Some people find this step particularly laborious—if you’re one of them, consider renting a small excavator. Even if you’re in enough shape to do the digging yourself, machinery can speed up this initial phase, so long as you use it safely.
Step 2: Line the Hole
Once you’ve dug out the hole, line it with landscape fabric cut from a 6-foot-long roll. This fabric acts as a barrier so soil can’t clog the stones around the dry well. The longer and higher-quality it is, the better.
Leave enough fabric outside the hole so you can cover the stones completely later. Once the fabric is taut around the edges, secure it with landscape staples so it won’t shift as you fill the stone.
Step 3: Set Up the Pipe
Purchase enough 4-inch-diameter PVC pipe to reach from the end of your downspout to a point 14 to 16 inches into the hole. You’ll also need an elbow and a downspout adaptor.
Remove the existing elbow from the bottom of your downspout. Dry-fit the new pieces and lay the pipe in the trench to see if the configuration works. If it does, use PVC cement to glue everything together securely.

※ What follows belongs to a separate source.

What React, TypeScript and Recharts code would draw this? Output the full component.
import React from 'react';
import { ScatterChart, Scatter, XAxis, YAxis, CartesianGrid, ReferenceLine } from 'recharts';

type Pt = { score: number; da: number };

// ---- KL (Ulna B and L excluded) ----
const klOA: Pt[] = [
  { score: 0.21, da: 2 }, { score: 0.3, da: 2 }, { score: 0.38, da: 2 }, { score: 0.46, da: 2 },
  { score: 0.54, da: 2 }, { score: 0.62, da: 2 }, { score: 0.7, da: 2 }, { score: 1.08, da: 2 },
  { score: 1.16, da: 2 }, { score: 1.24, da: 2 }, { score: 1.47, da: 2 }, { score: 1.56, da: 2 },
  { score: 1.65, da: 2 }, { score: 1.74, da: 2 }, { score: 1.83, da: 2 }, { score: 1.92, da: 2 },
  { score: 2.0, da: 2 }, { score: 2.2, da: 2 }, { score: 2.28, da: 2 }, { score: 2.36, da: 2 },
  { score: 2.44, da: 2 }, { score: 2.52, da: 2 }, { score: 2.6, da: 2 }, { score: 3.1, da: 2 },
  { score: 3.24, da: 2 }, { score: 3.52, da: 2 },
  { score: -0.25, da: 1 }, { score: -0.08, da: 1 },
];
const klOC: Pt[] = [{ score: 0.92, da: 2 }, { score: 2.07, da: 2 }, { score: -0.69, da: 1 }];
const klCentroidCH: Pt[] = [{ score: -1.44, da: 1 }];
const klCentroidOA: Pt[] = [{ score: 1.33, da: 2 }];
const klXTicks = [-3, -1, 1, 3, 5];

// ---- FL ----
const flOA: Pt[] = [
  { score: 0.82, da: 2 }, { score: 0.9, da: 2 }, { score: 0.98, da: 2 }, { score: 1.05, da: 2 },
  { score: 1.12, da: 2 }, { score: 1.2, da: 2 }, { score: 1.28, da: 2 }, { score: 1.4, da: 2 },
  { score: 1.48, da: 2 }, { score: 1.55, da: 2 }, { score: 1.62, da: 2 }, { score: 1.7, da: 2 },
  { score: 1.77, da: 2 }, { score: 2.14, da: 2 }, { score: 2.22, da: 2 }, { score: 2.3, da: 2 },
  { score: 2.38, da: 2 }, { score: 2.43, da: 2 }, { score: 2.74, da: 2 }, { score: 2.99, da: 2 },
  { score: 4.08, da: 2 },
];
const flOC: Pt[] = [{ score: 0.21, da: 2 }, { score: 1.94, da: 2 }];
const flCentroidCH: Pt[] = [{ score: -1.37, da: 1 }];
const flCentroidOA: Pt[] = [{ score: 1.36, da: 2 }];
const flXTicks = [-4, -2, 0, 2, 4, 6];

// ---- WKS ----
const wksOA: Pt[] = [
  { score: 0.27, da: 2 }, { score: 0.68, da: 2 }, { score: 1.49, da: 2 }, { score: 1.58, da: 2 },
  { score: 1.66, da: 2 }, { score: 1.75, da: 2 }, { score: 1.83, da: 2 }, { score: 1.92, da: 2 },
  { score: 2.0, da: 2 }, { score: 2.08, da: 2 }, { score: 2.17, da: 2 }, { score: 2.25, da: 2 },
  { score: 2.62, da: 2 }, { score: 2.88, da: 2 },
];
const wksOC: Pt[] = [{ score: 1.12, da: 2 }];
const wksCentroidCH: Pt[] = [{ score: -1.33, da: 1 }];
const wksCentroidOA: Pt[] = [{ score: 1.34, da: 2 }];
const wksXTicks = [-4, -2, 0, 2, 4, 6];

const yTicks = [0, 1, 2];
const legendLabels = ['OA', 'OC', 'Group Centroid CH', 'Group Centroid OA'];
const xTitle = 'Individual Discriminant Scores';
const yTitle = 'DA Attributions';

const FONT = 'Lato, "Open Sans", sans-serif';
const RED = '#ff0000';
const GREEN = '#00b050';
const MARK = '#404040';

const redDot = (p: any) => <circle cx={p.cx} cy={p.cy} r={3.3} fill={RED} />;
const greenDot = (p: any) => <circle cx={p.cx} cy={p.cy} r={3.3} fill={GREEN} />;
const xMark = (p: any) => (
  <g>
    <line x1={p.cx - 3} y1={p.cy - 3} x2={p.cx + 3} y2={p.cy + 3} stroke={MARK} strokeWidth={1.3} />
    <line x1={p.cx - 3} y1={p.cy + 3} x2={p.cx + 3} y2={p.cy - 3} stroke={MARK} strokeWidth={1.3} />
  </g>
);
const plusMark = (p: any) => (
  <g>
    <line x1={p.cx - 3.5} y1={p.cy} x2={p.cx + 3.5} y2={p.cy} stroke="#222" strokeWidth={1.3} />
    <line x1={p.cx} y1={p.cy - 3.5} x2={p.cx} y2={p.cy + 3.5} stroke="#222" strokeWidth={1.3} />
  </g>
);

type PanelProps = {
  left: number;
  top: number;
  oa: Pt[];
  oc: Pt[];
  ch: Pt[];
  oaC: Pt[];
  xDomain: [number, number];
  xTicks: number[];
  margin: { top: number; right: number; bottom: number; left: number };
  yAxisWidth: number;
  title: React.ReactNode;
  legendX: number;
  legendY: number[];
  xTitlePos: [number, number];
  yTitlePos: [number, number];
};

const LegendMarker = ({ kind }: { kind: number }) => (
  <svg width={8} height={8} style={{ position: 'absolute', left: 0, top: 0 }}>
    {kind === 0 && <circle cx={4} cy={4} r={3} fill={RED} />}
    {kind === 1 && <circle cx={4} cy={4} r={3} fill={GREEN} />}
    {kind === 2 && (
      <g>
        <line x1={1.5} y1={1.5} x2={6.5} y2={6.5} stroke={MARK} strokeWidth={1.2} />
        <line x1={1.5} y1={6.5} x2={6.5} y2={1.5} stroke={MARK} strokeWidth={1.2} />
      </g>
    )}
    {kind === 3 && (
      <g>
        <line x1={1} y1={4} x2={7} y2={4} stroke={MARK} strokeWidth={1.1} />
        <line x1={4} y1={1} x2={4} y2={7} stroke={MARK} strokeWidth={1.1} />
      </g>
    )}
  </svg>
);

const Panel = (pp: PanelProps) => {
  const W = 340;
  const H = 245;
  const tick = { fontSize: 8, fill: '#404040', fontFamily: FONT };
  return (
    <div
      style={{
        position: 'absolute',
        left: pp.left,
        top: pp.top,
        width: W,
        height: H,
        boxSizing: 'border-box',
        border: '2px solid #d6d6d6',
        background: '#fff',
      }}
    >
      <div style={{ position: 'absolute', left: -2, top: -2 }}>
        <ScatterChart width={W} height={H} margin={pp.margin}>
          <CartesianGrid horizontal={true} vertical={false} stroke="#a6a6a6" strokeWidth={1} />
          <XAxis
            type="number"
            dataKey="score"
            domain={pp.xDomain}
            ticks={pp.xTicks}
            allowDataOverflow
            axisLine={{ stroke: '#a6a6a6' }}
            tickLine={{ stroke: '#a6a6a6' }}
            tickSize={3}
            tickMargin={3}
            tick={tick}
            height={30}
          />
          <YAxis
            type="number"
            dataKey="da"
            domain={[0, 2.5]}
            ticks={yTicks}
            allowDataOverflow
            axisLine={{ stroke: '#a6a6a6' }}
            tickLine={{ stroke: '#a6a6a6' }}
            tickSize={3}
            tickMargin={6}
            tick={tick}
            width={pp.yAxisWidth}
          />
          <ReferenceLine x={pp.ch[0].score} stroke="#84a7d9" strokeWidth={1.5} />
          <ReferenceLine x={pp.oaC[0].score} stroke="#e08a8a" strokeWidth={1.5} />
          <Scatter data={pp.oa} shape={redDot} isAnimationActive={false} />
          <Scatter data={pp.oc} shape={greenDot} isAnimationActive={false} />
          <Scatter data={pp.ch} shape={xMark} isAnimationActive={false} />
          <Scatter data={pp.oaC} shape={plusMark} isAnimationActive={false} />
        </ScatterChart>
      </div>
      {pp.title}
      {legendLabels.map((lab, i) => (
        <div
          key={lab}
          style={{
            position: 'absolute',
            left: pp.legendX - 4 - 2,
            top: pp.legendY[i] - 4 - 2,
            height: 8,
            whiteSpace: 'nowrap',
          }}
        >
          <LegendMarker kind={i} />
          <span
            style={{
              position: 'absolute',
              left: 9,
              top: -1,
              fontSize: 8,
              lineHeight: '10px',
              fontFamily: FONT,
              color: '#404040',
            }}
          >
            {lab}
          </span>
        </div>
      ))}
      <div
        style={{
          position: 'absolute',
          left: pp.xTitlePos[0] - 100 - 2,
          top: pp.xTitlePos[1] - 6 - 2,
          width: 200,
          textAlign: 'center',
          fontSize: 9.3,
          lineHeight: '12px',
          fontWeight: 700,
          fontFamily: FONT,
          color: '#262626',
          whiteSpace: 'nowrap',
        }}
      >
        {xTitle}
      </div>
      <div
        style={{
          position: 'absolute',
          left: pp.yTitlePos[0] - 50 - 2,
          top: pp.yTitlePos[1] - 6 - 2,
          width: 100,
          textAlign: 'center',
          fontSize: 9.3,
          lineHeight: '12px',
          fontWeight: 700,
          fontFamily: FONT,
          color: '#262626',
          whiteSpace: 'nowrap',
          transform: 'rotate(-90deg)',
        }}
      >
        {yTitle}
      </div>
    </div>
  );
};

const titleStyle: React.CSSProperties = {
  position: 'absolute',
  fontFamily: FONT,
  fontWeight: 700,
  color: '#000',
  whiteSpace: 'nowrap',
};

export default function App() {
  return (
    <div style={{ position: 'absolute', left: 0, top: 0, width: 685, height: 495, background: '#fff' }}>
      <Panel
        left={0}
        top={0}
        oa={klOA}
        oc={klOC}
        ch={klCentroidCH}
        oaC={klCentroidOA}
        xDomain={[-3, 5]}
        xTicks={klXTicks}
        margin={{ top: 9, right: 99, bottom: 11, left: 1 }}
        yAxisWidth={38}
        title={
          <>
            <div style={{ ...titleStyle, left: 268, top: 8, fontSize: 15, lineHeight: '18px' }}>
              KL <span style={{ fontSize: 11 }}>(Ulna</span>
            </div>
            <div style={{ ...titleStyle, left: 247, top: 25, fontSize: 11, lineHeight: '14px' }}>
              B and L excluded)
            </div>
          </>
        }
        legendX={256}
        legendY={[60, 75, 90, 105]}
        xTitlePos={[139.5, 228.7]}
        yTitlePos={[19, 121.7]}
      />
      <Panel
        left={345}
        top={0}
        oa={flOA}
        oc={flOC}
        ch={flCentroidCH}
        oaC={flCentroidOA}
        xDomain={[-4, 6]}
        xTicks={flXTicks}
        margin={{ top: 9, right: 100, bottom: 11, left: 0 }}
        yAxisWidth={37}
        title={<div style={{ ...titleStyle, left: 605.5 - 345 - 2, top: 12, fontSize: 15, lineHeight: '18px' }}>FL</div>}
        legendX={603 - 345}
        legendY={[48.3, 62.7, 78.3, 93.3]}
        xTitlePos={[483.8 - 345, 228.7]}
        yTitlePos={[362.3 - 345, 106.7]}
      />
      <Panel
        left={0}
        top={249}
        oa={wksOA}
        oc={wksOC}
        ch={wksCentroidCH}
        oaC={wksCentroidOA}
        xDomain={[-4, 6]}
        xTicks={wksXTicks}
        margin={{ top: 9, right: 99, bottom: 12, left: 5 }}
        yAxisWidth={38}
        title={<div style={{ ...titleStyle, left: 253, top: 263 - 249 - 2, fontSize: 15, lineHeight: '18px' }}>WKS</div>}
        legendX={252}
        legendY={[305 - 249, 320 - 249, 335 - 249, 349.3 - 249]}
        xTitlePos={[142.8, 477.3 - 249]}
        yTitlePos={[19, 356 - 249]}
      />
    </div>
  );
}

PVC cement gives off strong fumes that can cause aches, dizziness, breathing difficulties, and digestive system problems. To protect your health, wear a vapor-resistant respirator during this step and take breaks for fresh air.
Step 4: Check the Pitch
Proper pitch will help water flow to the dry well efficiently. You don’t want it to pool in the pipe or back up into your downspout. Ideally, the pipe should slope toward the dry well at a rate of 1/4 inch per foot of run. A 2-foot level will show a 1/2-inch gap under one end when held level.
Adjust the pitch by adding or removing soil under the pipe. When the pitch is set, attach the adaptor to the downspout with stainless steel sheet metal screws, then backfill soil around the pipe. If the opposite end is too long, trim it down to size.
Step 5: Install the Dry Well
Follow the manufacturer’s directions to assemble the dry well. Knock out all of the 1 1/2-inch diameter drainage holes and one of the 4 1/2-inch ports with a hammer. Then, shovel a 6-inch-deep layer of washed 3/4-inch rounded stone into the hole. Set the dry well in the hole and slide the port over the PVC pipe. Center the dry well and keep filling around it with stone until you reach its top edge.
You’ll want to evenly distribute the stones. As you fill around the dry well, take a few breaks to tap them down so they’re packed tightly. This also protects the well’s efficiency in the long term by keeping water dispersing evenly.
Step 6: Fit the Overflow Emitter
An overflow emitter can prevent potential yard flooding from your dry well. In extreme weather conditions, excess water exits the system through the emitter so it can’t cause further damage to the system, your yard, or your foundation.
Use a reciprocating saw to cut a 4-inch hole in the dry well’s lid. Then, attach the lid to the barrel. Take a length of 4-inch pipe and glue on the emitter. Trim the pipe so that the top of the emitter will sit at ground level once the pipe is glued to the lid. Cover the dry well with landscape fabric, then add soil and replace the sod to complete the installation.
Maintenance and Care
Check your dry well at least once yearly, preferably before the rainy season starts. Clean debris out from the downspout and around the area, and check for any signs of erosion or settling. Flush the system with water to ensure it drains properly. If you see water pooling around the dry well, you may need to clean it out further or replace it.